NEW YORK (AP) — The civil rights battles fought by Martin Luther King Jr. are different from today’s problems, and the country must work together to end poverty and gun violence, state leaders said Monday.
The Rev. Al Sharpton hosted a forum to honor King’s legacy at his National Action Network headquarters in Harlem. U.S. Sen. Charles Schumer and Kirsten Gillibrand attended, as did U.S. Rep. Charles Rangel and Mayor Michael Bloomberg, who was booed by some residents still angry over the handling of the post-Christmas blizzard.
Sharpton said it’s time to stop trying to fight the battles of 50 years ago, to work to boost education and wage levels in minority communities and to enact tougher laws against gun violence.
“Don’t act like Dr. King didn’t get anything done,” he told a packed audience. “He did. He changed the world. We’ve got to deal with our own children. … We’ve got to end gun violence. … We’ve got to get equal education.”
Both Schumer and Gillibrand invoked the attempted assassination of Rep.

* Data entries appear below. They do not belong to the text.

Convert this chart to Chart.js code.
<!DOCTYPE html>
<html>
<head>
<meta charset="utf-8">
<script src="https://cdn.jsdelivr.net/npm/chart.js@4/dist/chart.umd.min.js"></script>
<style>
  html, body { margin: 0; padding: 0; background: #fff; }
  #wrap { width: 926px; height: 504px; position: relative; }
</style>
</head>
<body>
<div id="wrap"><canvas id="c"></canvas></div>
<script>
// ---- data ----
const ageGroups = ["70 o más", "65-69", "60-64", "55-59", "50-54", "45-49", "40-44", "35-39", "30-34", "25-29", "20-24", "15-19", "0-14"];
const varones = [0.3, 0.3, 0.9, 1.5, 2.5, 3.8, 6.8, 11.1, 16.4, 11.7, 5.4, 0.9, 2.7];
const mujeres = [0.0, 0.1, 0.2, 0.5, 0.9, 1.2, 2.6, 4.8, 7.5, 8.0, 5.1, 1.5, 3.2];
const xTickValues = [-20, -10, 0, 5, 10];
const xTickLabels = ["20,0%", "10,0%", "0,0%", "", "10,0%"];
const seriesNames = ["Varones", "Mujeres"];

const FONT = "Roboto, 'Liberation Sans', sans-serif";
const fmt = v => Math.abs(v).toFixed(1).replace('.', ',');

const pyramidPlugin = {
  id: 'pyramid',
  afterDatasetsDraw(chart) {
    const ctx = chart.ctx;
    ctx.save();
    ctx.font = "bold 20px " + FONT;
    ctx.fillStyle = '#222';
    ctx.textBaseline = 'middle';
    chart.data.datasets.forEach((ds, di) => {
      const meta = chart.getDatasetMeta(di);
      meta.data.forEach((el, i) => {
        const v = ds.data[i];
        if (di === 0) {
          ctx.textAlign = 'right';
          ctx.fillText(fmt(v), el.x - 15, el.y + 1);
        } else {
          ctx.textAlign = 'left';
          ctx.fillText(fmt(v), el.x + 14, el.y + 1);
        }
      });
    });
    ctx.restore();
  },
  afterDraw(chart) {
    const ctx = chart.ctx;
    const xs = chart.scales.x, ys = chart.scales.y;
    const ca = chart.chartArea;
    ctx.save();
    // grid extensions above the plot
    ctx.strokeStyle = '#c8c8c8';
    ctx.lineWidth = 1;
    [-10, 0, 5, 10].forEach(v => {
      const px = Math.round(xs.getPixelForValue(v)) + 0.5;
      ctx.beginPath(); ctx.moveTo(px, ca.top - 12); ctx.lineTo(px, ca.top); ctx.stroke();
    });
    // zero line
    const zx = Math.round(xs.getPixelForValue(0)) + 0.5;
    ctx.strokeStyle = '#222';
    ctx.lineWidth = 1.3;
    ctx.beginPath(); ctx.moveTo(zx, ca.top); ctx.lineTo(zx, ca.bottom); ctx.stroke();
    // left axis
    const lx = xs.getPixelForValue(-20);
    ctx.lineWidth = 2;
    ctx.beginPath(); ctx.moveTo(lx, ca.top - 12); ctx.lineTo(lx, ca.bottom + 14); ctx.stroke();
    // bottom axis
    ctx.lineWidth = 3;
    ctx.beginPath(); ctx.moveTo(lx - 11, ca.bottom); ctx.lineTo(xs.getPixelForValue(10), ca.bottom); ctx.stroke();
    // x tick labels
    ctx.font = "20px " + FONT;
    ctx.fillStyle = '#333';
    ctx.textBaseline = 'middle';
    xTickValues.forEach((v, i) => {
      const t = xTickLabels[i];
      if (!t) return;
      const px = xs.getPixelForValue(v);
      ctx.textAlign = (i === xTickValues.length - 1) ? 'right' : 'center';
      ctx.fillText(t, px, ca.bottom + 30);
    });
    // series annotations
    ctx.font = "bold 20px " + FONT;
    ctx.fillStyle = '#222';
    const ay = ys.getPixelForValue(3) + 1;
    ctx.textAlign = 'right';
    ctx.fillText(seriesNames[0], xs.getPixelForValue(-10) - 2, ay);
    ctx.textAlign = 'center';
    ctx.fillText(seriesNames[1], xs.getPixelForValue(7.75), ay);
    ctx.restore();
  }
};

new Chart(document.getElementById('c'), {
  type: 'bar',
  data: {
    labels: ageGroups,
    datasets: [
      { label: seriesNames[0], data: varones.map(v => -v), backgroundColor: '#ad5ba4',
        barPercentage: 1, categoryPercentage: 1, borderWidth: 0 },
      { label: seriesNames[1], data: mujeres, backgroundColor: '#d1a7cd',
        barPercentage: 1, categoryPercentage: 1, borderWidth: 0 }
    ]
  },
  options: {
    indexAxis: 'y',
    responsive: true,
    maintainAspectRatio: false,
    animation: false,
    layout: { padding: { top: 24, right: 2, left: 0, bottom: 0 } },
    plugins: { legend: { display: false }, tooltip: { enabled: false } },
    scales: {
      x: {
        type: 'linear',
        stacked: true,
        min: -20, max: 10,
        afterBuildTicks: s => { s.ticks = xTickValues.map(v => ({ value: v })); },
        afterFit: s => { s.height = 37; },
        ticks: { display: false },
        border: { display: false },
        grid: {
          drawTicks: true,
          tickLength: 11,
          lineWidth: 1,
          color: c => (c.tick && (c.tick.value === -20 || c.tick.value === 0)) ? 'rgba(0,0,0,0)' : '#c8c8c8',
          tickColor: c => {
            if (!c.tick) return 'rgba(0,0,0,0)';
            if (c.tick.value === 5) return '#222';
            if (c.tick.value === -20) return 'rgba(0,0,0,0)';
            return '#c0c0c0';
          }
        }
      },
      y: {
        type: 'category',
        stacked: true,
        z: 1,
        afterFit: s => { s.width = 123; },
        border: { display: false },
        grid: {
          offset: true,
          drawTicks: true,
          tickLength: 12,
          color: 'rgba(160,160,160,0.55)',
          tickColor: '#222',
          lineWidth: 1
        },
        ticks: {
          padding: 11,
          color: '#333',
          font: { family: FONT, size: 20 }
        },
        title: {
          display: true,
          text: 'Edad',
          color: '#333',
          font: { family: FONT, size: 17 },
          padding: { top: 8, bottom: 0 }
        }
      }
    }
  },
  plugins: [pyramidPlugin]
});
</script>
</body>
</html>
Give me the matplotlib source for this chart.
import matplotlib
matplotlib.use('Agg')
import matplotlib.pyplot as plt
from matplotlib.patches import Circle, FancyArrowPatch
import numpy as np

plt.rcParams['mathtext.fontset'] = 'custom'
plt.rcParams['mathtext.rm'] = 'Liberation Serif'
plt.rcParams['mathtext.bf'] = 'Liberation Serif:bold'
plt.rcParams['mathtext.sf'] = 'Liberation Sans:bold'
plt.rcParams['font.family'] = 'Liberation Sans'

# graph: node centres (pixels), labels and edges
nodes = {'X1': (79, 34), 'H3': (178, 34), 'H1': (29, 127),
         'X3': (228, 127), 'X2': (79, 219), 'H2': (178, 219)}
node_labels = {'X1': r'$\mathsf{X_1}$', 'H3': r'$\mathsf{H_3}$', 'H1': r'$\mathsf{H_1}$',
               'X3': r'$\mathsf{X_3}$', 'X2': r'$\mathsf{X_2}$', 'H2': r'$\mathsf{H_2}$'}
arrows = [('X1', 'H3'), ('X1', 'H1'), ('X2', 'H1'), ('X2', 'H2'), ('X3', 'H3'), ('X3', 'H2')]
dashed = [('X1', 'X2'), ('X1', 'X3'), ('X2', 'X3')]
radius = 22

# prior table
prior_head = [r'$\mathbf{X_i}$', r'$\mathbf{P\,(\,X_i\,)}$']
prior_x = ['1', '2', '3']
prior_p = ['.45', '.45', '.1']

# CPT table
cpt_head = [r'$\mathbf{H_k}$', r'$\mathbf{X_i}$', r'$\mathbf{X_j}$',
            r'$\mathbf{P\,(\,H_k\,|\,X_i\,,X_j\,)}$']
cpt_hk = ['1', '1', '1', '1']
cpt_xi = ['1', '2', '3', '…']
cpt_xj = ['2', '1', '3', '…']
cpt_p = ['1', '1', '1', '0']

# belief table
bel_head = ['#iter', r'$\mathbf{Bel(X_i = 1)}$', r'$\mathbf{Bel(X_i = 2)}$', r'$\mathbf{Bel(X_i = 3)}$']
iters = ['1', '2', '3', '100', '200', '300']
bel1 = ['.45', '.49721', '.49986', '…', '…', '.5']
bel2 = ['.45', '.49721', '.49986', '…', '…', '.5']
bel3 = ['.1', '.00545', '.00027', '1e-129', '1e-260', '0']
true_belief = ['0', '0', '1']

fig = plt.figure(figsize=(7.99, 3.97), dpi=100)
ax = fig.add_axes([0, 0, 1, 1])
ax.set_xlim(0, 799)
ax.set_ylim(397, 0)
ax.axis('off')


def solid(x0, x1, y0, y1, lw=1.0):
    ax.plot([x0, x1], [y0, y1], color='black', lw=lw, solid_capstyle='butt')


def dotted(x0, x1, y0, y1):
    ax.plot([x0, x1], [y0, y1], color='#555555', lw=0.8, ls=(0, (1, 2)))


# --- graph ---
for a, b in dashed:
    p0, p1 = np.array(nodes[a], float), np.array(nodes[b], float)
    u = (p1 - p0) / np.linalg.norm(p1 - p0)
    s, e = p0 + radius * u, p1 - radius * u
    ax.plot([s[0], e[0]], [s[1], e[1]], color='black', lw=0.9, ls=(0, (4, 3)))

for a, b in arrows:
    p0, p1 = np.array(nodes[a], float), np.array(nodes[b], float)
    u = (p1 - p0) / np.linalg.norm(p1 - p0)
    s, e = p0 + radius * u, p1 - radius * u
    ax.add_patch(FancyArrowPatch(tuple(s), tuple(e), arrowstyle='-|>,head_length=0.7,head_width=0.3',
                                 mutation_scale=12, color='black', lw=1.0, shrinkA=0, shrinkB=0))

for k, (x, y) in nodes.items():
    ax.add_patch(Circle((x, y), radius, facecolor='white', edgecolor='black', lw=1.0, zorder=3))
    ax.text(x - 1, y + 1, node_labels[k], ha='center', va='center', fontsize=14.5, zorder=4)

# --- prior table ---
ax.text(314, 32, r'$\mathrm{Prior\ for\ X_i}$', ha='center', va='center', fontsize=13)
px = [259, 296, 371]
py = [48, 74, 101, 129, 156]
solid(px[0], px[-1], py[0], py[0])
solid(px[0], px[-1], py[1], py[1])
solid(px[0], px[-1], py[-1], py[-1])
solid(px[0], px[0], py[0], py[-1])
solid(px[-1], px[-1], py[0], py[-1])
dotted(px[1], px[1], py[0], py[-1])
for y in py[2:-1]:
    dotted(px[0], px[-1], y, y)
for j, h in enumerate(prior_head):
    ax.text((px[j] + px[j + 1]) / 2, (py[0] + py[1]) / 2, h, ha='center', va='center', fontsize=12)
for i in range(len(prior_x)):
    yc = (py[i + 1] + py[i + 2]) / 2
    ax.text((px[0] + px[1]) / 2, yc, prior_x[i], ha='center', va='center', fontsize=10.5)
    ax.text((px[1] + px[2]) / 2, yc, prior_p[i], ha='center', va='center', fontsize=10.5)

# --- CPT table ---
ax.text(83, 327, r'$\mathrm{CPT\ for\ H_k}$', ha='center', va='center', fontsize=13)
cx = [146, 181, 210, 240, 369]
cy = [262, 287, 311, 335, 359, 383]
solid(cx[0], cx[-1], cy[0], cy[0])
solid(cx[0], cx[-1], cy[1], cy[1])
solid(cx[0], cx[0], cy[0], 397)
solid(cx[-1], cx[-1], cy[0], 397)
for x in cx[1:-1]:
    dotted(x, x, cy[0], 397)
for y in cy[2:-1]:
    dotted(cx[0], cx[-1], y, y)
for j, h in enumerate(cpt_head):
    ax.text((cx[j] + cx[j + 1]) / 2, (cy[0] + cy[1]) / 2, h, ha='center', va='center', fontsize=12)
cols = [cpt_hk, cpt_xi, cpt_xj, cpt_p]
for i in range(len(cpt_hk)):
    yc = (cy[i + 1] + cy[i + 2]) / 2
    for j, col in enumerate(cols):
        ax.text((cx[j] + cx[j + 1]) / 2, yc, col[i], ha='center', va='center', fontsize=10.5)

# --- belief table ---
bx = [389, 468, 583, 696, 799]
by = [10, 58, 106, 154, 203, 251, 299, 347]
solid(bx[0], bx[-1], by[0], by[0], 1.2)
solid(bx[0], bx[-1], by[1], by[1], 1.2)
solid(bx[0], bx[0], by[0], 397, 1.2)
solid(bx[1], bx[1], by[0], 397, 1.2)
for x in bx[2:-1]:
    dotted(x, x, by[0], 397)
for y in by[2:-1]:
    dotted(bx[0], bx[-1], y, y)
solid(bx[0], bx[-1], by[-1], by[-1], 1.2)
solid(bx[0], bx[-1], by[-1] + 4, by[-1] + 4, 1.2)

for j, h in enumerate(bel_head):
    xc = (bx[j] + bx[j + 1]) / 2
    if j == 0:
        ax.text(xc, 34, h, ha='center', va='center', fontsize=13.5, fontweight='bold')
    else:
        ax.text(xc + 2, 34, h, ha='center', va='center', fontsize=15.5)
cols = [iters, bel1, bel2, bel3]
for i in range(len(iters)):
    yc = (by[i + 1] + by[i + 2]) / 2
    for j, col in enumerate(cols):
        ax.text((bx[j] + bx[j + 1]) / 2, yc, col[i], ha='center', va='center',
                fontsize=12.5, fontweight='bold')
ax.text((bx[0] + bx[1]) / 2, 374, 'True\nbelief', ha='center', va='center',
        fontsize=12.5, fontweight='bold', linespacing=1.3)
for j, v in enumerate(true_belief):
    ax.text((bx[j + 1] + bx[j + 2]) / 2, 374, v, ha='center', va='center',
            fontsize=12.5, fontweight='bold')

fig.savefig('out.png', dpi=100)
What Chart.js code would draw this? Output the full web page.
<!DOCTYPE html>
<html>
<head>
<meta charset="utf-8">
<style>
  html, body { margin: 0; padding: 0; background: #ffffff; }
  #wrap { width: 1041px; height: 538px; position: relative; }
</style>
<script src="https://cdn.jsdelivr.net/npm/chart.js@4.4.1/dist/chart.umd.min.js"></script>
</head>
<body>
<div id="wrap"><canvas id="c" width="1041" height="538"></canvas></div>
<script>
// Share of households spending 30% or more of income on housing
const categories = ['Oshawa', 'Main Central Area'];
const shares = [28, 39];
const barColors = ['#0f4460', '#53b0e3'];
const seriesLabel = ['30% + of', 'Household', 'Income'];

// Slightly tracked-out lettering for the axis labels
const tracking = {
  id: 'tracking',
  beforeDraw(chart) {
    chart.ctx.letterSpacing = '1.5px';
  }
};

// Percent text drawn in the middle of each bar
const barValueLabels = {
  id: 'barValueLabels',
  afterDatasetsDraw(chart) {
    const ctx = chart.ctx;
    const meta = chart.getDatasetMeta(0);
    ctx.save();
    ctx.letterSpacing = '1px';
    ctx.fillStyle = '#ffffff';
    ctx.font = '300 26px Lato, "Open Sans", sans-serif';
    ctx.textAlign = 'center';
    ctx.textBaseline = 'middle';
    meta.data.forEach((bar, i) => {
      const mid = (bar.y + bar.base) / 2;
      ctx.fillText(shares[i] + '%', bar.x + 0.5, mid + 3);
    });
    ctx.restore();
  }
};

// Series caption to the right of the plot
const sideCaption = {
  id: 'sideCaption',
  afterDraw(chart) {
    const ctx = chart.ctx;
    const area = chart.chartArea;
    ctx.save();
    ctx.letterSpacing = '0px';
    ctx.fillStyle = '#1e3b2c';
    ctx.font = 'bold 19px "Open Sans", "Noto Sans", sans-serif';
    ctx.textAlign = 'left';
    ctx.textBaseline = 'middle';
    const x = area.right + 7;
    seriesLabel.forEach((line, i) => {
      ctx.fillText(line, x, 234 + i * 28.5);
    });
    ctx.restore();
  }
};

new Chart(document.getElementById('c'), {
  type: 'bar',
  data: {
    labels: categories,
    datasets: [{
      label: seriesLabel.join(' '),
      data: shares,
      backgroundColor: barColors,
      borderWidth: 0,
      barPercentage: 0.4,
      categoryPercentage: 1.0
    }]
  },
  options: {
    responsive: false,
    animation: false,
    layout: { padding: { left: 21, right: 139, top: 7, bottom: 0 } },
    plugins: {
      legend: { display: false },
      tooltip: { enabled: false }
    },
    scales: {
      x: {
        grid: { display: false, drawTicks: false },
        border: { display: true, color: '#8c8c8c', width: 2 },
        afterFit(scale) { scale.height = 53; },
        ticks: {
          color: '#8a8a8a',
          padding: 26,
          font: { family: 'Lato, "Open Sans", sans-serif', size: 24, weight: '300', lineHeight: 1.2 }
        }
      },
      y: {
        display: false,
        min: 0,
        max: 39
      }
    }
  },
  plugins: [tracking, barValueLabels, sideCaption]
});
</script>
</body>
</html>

Gabrielle Giffords in Tucson, Ariz., as they asked for a recommitment to King’s values of nonviolence, tolerance, compassion and justice on the holiday that remembers the leader killed by an assassin’s bullet 42 years ago.
“What happened in Arizona is very much relevant to today,” said Schumer. “We all know of the brutality of gun violence.”
Schumer said there was nothing wrong with putting reasonable restrictions on guns so that people with a history of mental problems or serious drug use would not have ready access to them. Jared Loughner, the 22-year-old suspect in the Tucson shootings that killed six and injured 12, was described as a mentally unstable man who was kicked out a community college last year and became increasingly erratic in recent months.
“We have many things to do in Dr. King’s name, and one of those is get the guns out of the hands of people who shouldn’t have them,” Schumer said.
Gillibrand gave an impassioned speech about tolerance and the need to put an end to ugly discourse and angry, hurtful words. Gillibrand, who is a friend of Giffords, said the injured congresswoman is a person of courage and great strength.
“She can inspire us all,” she said.
Sharpton and others said the Tucson shootings are similar to the random shootings that frequently occur in urban areas.
New York resident Joanna Soto spoke of her 17-year-old son, Londell, who was shot dead on Dec. 4. Londell, a studious boy about to graduate and go to Pace University, got into a fight with a man and was killed when the two gathered supposedly to make amends.
“My son pulled out his hand, and this man pulled out a gun and killed my son,” she said, sobbing. “This has got to stop.”